SOURCE EXCERPT:
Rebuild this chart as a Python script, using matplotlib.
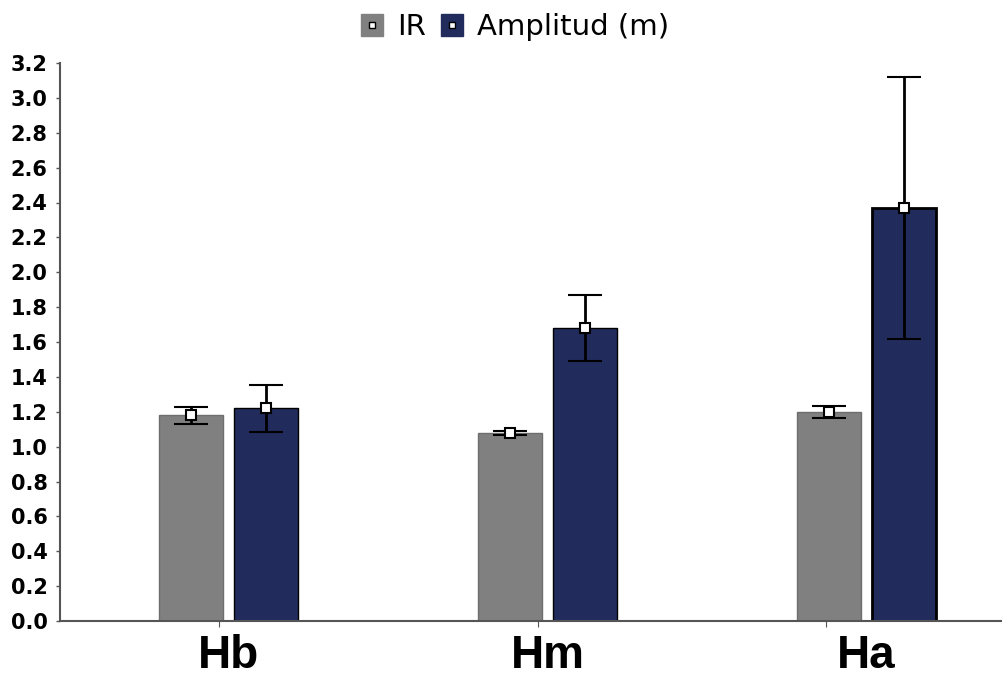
import matplotlib
matplotlib.use("Agg")
import matplotlib.pyplot as plt
import numpy as np

GREY, NAVY = "#808080", "#212c5c"

GROUPS = ["Hb", "Hm", "Ha"]
IR_MEAN = [1.18, 1.08, 1.20]
IR_ERR = [0.05, 0.012, 0.035]
AMP_MEAN = [1.22, 1.68, 2.37]
AMP_ERR = [0.135, 0.19, 0.75]
YTICKS = [0.0, 0.2, 0.4, 0.6, 0.8, 1.0, 1.2, 1.4, 1.6, 1.8, 2.0, 2.2, 2.4, 2.6, 2.8, 3.0, 3.2]

# small x tick marks in the original sit a bit left of the group centres
TICK_SHIFT = [-0.03, -0.03, -0.127]

plt.rcParams["font.family"] = ["Liberation Sans", "DejaVu Sans"]

fig = plt.figure(figsize=(10.02, 6.80), dpi=100)
ax = fig.add_axes([60 / 1002, 1 - 621 / 680, 1 - 60 / 1002, (621 - 63) / 680])

x = np.arange(len(GROUPS))
w, off = 0.2, 0.118
err_kw = dict(fmt="s", ms=7, mfc="white", mec="black", mew=1.5, ecolor="black",
              elinewidth=2, capsize=12, capthick=2, zorder=4)

ax.bar(x - off, IR_MEAN, w, color=GREY, edgecolor="#6e6e6e", linewidth=1, zorder=2)
ax.bar(x + off, AMP_MEAN, w, color=NAVY, edgecolor="black",
       linewidth=[1, 1, 2], zorder=2)
ax.errorbar(x - off, IR_MEAN, yerr=IR_ERR, **err_kw)
ax.errorbar(x + off, AMP_MEAN, yerr=AMP_ERR, **err_kw)

# legend: coloured squares with the small white mean marker inside
h_ir = plt.Line2D([], [], ls="none", marker="s", ms=16, mfc=GREY, mec=GREY)
h_amp = plt.Line2D([], [], ls="none", marker="s", ms=16, mfc=NAVY, mec=NAVY)
h_dot = plt.Line2D([], [], ls="none", marker="s", ms=4.5, mfc="white", mec="black", mew=1)
fig.legend([(h_ir, h_dot), (h_amp, h_dot)], ["IR", "Amplitud (m)"],
           loc="center", bbox_to_anchor=(515 / 1002, 1 - 27 / 680), ncol=2,
           frameon=False, prop={"family": "DejaVu Sans", "size": 21},
           handlelength=0.8, handletextpad=0.45, columnspacing=0.5)

ax.set_xlim(-0.528, 2.425)
ax.set_ylim(0, 3.2)
ax.set_yticks(YTICKS)
ax.set_yticklabels([f"{v:.1f}" for v in YTICKS], fontsize=15, fontweight="bold",
                   family="DejaVu Sans")
ax.set_xticks(x)
ax.set_xticklabels(GROUPS, fontsize=33, fontweight="bold")
ax.set_xticks(x + np.array(TICK_SHIFT), minor=True)
ax.tick_params(axis="y", length=3, width=1, color="#555555", pad=6)
ax.tick_params(axis="x", which="major", length=0, pad=9)
ax.tick_params(axis="x", which="minor", length=4, width=0.8, color="#555555")
for s in ["top", "right"]:
    ax.spines[s].set_visible(False)
for s in ["left", "bottom"]:
    ax.spines[s].set_color("#555555")
    ax.spines[s].set_linewidth(1.5)

fig.savefig("out.png", dpi=100)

EXERCISE OBJECTIVE:
Quote, exactly and only, the lines from the first line of the data above through the line containing "handlelength=0.8, handletextpad=0.45, columnspacing=0.5)". The pictures do not belong in it.

EXPECTED OUTPUT:
Rebuild this chart as a Python script, using matplotlib.
import matplotlib
matplotlib.use("Agg")
import matplotlib.pyplot as plt
import numpy as np

GREY, NAVY = "#808080", "#212c5c"

GROUPS = ["Hb", "Hm", "Ha"]
IR_MEAN = [1.18, 1.08, 1.20]
IR_ERR = [0.05, 0.012, 0.035]
AMP_MEAN = [1.22, 1.68, 2.37]
AMP_ERR = [0.135, 0.19, 0.75]
YTICKS = [0.0, 0.2, 0.4, 0.6, 0.8, 1.0, 1.2, 1.4, 1.6, 1.8, 2.0, 2.2, 2.4, 2.6, 2.8, 3.0, 3.2]

# small x tick marks in the original sit a bit left of the group centres
TICK_SHIFT = [-0.03, -0.03, -0.127]

plt.rcParams["font.family"] = ["Liberation Sans", "DejaVu Sans"]

fig = plt.figure(figsize=(10.02, 6.80), dpi=100)
ax = fig.add_axes([60 / 1002, 1 - 621 / 680, 1 - 60 / 1002, (621 - 63) / 680])

x = np.arange(len(GROUPS))
w, off = 0.2, 0.118
err_kw = dict(fmt="s", ms=7, mfc="white", mec="black", mew=1.5, ecolor="black",
              elinewidth=2, capsize=12, capthick=2, zorder=4)

ax.bar(x - off, IR_MEAN, w, color=GREY, edgecolor="#6e6e6e", linewidth=1, zorder=2)
ax.bar(x + off, AMP_MEAN, w, color=NAVY, edgecolor="black",
       linewidth=[1, 1, 2], zorder=2)
ax.errorbar(x - off, IR_MEAN, yerr=IR_ERR, **err_kw)
ax.errorbar(x + off, AMP_MEAN, yerr=AMP_ERR, **err_kw)

# legend: coloured squares with the small white mean marker inside
h_ir = plt.Line2D([], [], ls="none", marker="s", ms=16, mfc=GREY, mec=GREY)
h_amp = plt.Line2D([], [], ls="none", marker="s", ms=16, mfc=NAVY, mec=NAVY)
h_dot = plt.Line2D([], [], ls="none", marker="s", ms=4.5, mfc="white", mec="black", mew=1)
fig.legend([(h_ir, h_dot), (h_amp, h_dot)], ["IR", "Amplitud (m)"],
           loc="center", bbox_to_anchor=(515 / 1002, 1 - 27 / 680), ncol=2,
           frameon=False, prop={"family": "DejaVu Sans", "size": 21},
           handlelength=0.8, handletextpad=0.45, columnspacing=0.5)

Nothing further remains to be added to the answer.